— START Recorded information —
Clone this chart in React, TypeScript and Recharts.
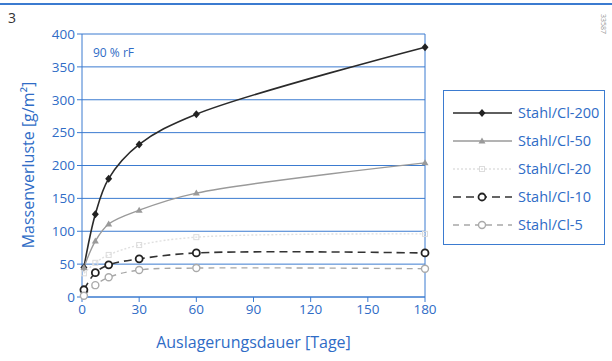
import React from 'react';
import { LineChart, Line, XAxis, YAxis, CartesianGrid, ReferenceLine, Label } from 'recharts';

const BLUE = '#3b7bd0';
const TEXT_BLUE = '#2f6cc6';

const days = [1, 7, 14, 30, 60, 180];
const cl200 = [45, 126, 180, 232, 278, 380];
const cl50 = [45, 85, 111, 132, 158, 204];
const cl20 = [36, 52, 64, 79, 91, 96];
const cl10 = [11, 37, 49, 58, 67, 67];
const cl5 = [2, 18, 30, 41, 44, 43];

const xTicks = [0, 30, 60, 90, 120, 150, 180];
const yTicks = [0, 50, 100, 150, 200, 250, 300, 350, 400];

const data = days.map((d, i) => ({
  day: d,
  cl200: cl200[i],
  cl50: cl50[i],
  cl20: cl20[i],
  cl10: cl10[i],
  cl5: cl5[i],
}));

// centripetal catmull-rom, smoother than monotone for these uneven day steps
const smoothCurve = (context: any) => {
  let pts: number[][] = [];
  return {
    areaStart() {},
    areaEnd() {},
    lineStart() {
      pts = [];
    },
    point(x: number, y: number) {
      pts.push([+x, +y]);
    },
    lineEnd() {
      if (!pts.length) return;
      context.moveTo(pts[0][0], pts[0][1]);
      const dist = (a: number[], b: number[]) => Math.sqrt(Math.hypot(a[0] - b[0], a[1] - b[1]));
      for (let i = 0; i < pts.length - 1; i++) {
        const p0 = pts[i - 1];
        const p1 = pts[i];
        const p2 = pts[i + 1];
        const p3 = pts[i + 2];
        const d2 = dist(p1, p2);
        let c1 = p1;
        let c2 = p2;
        if (p0) {
          const d1 = dist(p0, p1);
          const a = 2 * d1 * d1 + 3 * d1 * d2 + d2 * d2;
          const n = 3 * d1 * (d1 + d2);
          c1 = [0, 1].map((k) => (p1[k] * a - p0[k] * d2 * d2 + p2[k] * d1 * d1) / n);
        }
        if (p3) {
          const d3 = dist(p2, p3);
          const b = 2 * d3 * d3 + 3 * d3 * d2 + d2 * d2;
          const m = 3 * d3 * (d3 + d2);
          c2 = [0, 1].map((k) => (p2[k] * b + p1[k] * d3 * d3 - p3[k] * d2 * d2) / m);
        }
        context.bezierCurveTo(c1[0], c1[1], c2[0], c2[1], p2[0], p2[1]);
      }
    },
  };
};

const Diamond = (props: any) => {
  const { cx, cy } = props;
  if (cx == null || cy == null) return null;
  return <polygon points={`${cx},${cy - 4} ${cx + 3.5},${cy} ${cx},${cy + 4} ${cx - 3.5},${cy}`} fill="#222" />;
};

const Triangle = (props: any) => {
  const { cx, cy } = props;
  if (cx == null || cy == null) return null;
  return <polygon points={`${cx},${cy - 3.5} ${cx + 3.5},${cy + 2.5} ${cx - 3.5},${cy + 2.5}`} fill="#9a9a9a" />;
};

const Square = (props: any) => {
  const { cx, cy } = props;
  if (cx == null || cy == null) return null;
  return <rect x={cx - 2.5} y={cy - 2.5} width={5} height={5} fill="none" stroke="#dcdcdc" strokeWidth={1} />;
};

const series = [
  { key: 'cl200', name: 'Stahl/Cl-200', color: '#2a2a2a', dash: undefined, width: 1.6 },
  { key: 'cl50', name: 'Stahl/Cl-50', color: '#9a9a9a', dash: undefined, width: 1.4 },
  { key: 'cl20', name: 'Stahl/Cl-20', color: '#e0e0e0', dash: '2 2', width: 1.4 },
  { key: 'cl10', name: 'Stahl/Cl-10', color: '#333333', dash: '8 5', width: 1.6 },
  { key: 'cl5', name: 'Stahl/Cl-5', color: '#a8a8a8', dash: '6 5', width: 1.4 },
];

const marker = (key: string, x: number, y: number) => {
  if (key === 'cl200') return <Diamond cx={x} cy={y} />;
  if (key === 'cl50') return <Triangle cx={x} cy={y} />;
  if (key === 'cl20') return <Square cx={x} cy={y} />;
  if (key === 'cl10') return <circle cx={x} cy={y} r={3.5} fill="#fff" stroke="#222" strokeWidth={1.8} />;
  return <circle cx={x} cy={y} r={3.5} fill="#fff" stroke="#aaa" strokeWidth={1.4} />;
};

const LegendBox = () => (
  <div style={{ position: 'absolute', left: 443, top: 90, width: 162, height: 155, border: `1.5px solid ${BLUE}`, boxSizing: 'border-box', background: '#fff' }}>
    <svg width={159} height={152} style={{ display: 'block' }}>
      {series.map((s, i) => {
        const y = 22 + i * 28;
        return (
          <g key={s.key}>
            <line x1={9} x2={68} y1={y} y2={y} stroke={s.color} strokeWidth={s.width} strokeDasharray={s.dash} />
            {marker(s.key, 38, y)}
            <text x={74} y={y + 5} fontSize={14.5} fill={TEXT_BLUE} fontFamily="Open Sans, sans-serif">
              {s.name}
            </text>
          </g>
        );
      })}
    </svg>
  </div>
);

export default function App() {
  return (
    <div style={{ position: 'absolute', left: 0, top: 0, width: 612, height: 361, background: '#fff', fontFamily: 'Open Sans, sans-serif' }}>
      <LineChart width={612} height={361} data={data} margin={{ top: 34, right: 187, bottom: 0, left: 0 }}>
        <CartesianGrid horizontal vertical={false} stroke={BLUE} strokeWidth={1} />
        <XAxis
          dataKey="day"
          type="number"
          domain={[0, 180]}
          ticks={xTicks}
          stroke={BLUE}
          tickSize={5}
          tick={{ fill: TEXT_BLUE, fontSize: 13.5 }}
          height={64}
        >
          <Label value="Auslagerungsdauer [Tage]" position="insideTop" offset={40} fill={TEXT_BLUE} fontSize={16} />
        </XAxis>
        <YAxis
          type="number"
          domain={[0, 400]}
          ticks={yTicks}
          stroke={BLUE}
          tickSize={5}
          width={82}
          tick={{ fill: TEXT_BLUE, fontSize: 13.5 }}
        />
        <ReferenceLine x={180} stroke={BLUE} strokeWidth={1} />
        {series.map((s) => (
          <Line
            key={s.key}
            dataKey={s.key}
            name={s.name}
            type={smoothCurve as any}
            stroke={s.color}
            strokeWidth={s.width}
            strokeDasharray={s.dash}
            dot={(p: any) => <g key={`${s.key}-${p.index}`}>{marker(s.key, p.cx, p.cy)}</g>}
            activeDot={false}
            isAnimationActive={false}
          />
        ))}
        <text x={93} y={57} fontSize={12} fill={TEXT_BLUE}>90 % rF</text>
        <text x={34} y={165} fontSize={16} fill={TEXT_BLUE} textAnchor="middle" transform="rotate(-90 34 165)">
          Massenverluste [g/m²]
        </text>
      </LineChart>
      <div style={{ position: 'absolute', left: 0, top: 3, width: 612, height: 2, background: BLUE }} />
      <div style={{ position: 'absolute', left: 8, top: 8, fontSize: 14, color: '#333' }}>3</div>
      <div style={{ position: 'absolute', left: 608, top: 14, fontSize: 7, color: '#999', transform: 'rotate(90deg)', transformOrigin: 'left top' }}>
        33587
      </div>
      <LegendBox />
    </div>
  );
}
— END Recorded information —
**Problem requirements:**
Only lines belong in the copy: transcribe those from the start of the data through the line that contains "const cl5 = [2, 18, 30, 41, 44, 43];", and skip the pictures.

**Solution for this exercise:**
Clone this chart in React, TypeScript and Recharts.
import React from 'react';
import { LineChart, Line, XAxis, YAxis, CartesianGrid, ReferenceLine, Label } from 'recharts';

const BLUE = '#3b7bd0';
const TEXT_BLUE = '#2f6cc6';

const days = [1, 7, 14, 30, 60, 180];
const cl200 = [45, 126, 180, 232, 278, 380];
const cl50 = [45, 85, 111, 132, 158, 204];
const cl20 = [36, 52, 64, 79, 91, 96];
const cl10 = [11, 37, 49, 58, 67, 67];
const cl5 = [2, 18, 30, 41, 44, 43];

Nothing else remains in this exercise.